### Data shown
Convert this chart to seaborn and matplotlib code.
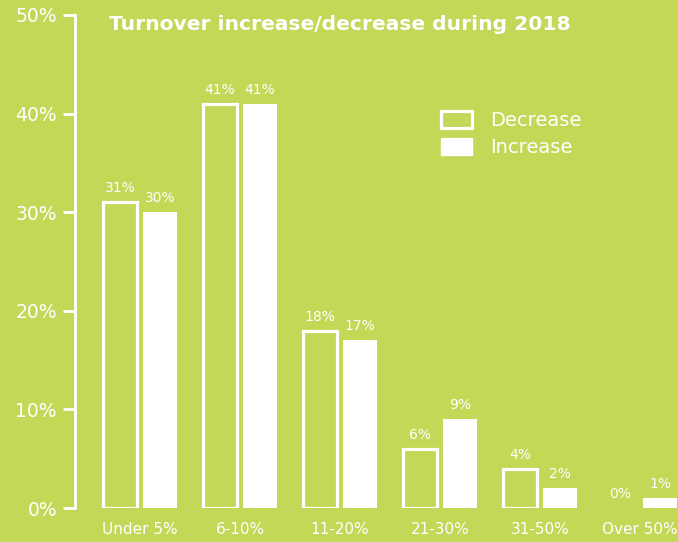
import matplotlib
matplotlib.use("Agg")
import matplotlib.pyplot as plt
import seaborn as sns
import pandas as pd
from matplotlib.patches import Patch

categories = ["Under 5%", "6-10%", "11-20%", "21-30%", "31-50%", "Over 50%"]
decrease = [31, 41, 18, 6, 4, 0]
increase = [30, 41, 17, 9, 2, 1]
yticks = [0, 10, 20, 30, 40, 50]
title = "Turnover increase/decrease during 2018"

BG = "#c2d856"
WHITE = "white"

df = pd.DataFrame({
    "category": categories * 2,
    "share": decrease + increase,
    "direction": ["Decrease"] * len(categories) + ["Increase"] * len(categories),
})

sns.set_theme(style="white")
plt.rcParams["font.family"] = ["DejaVu Sans"]

fig = plt.figure(figsize=(6.78, 5.42), dpi=100, facecolor=BG)
ax = fig.add_axes([75 / 678, 34 / 542, 603 / 678, 493 / 542])
ax.set_facecolor(BG)

sns.barplot(data=df, x="category", y="share", hue="direction",
            order=categories, hue_order=["Decrease", "Increase"],
            palette=[WHITE, WHITE], width=0.8, gap=0.15,
            saturation=1, legend=False, ax=ax)

dec_bars, inc_bars = ax.containers[0], ax.containers[1]
for bar, v in zip(dec_bars, decrease):
    bar.set_facecolor("none")
    bar.set_edgecolor(WHITE)
    bar.set_linewidth(2.3 if v > 0 else 0)
for bar in inc_bars:
    bar.set_facecolor(WHITE)
    bar.set_edgecolor("none")

for cont, vals in ((dec_bars, decrease), (inc_bars, increase)):
    ax.bar_label(cont, labels=[f"{v}%" for v in vals], padding=5,
                 color=WHITE, fontsize=10)

ax.set_xlim(-0.65, 5.38)
ax.set_ylim(0, 50)
ax.set_yticks(yticks)
ax.set_yticklabels([f"{t}%" for t in yticks], fontsize=13.5, color=WHITE)
ax.set_xlabel("")
ax.set_ylabel("")
ax.tick_params(axis="y", length=9, width=2, color=WHITE, pad=4, left=True)
ax.tick_params(axis="x", length=0, pad=10, labelsize=11, labelcolor=WHITE)

for side in ("top", "right", "bottom"):
    ax.spines[side].set_visible(False)
ax.spines["left"].set_color(WHITE)
ax.spines["left"].set_linewidth(2)

handles = [Patch(facecolor="none", edgecolor=WHITE, linewidth=2.3, label="Decrease"),
           Patch(facecolor=WHITE, edgecolor=WHITE, label="Increase")]
leg = ax.legend(handles=handles, loc="upper left", bbox_to_anchor=(0.607, 0.805),
                frameon=False, fontsize=14, labelcolor=WHITE,
                handlelength=1.6, handleheight=0.95, handletextpad=0.9,
                labelspacing=0.4, borderaxespad=0, borderpad=0)

fig.text(340 / 678, 1 - 25 / 542, title, ha="center", va="center",
         color=WHITE, fontsize=14.6, fontweight="bold")

fig.savefig("out.png", dpi=100, facecolor=BG)
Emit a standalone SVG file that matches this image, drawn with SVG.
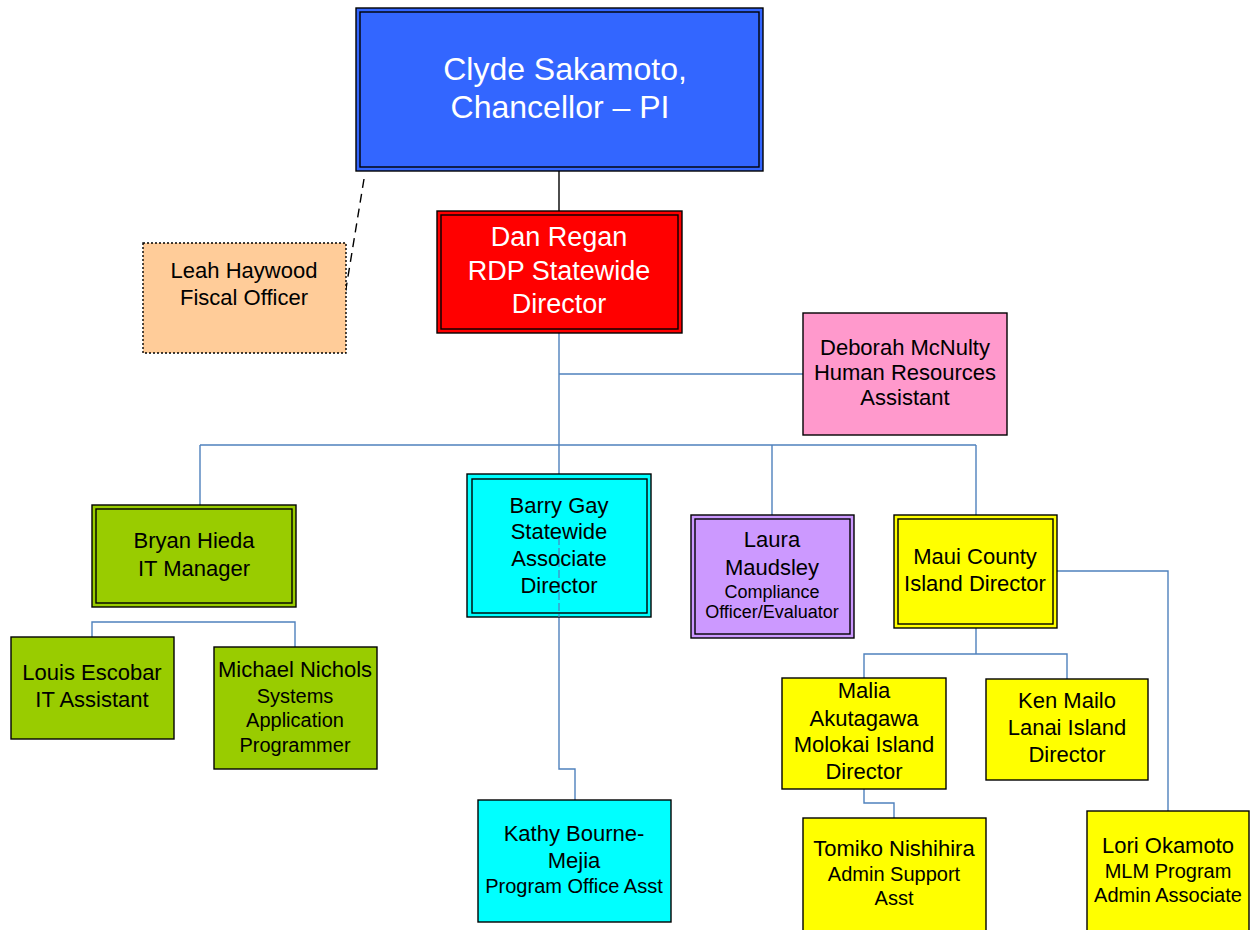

### Problem to solve
Copy out every line of the listing that includes the string "seaborn".

### Answer to this problem
Convert this chart to seaborn and matplotlib code.
import seaborn as sns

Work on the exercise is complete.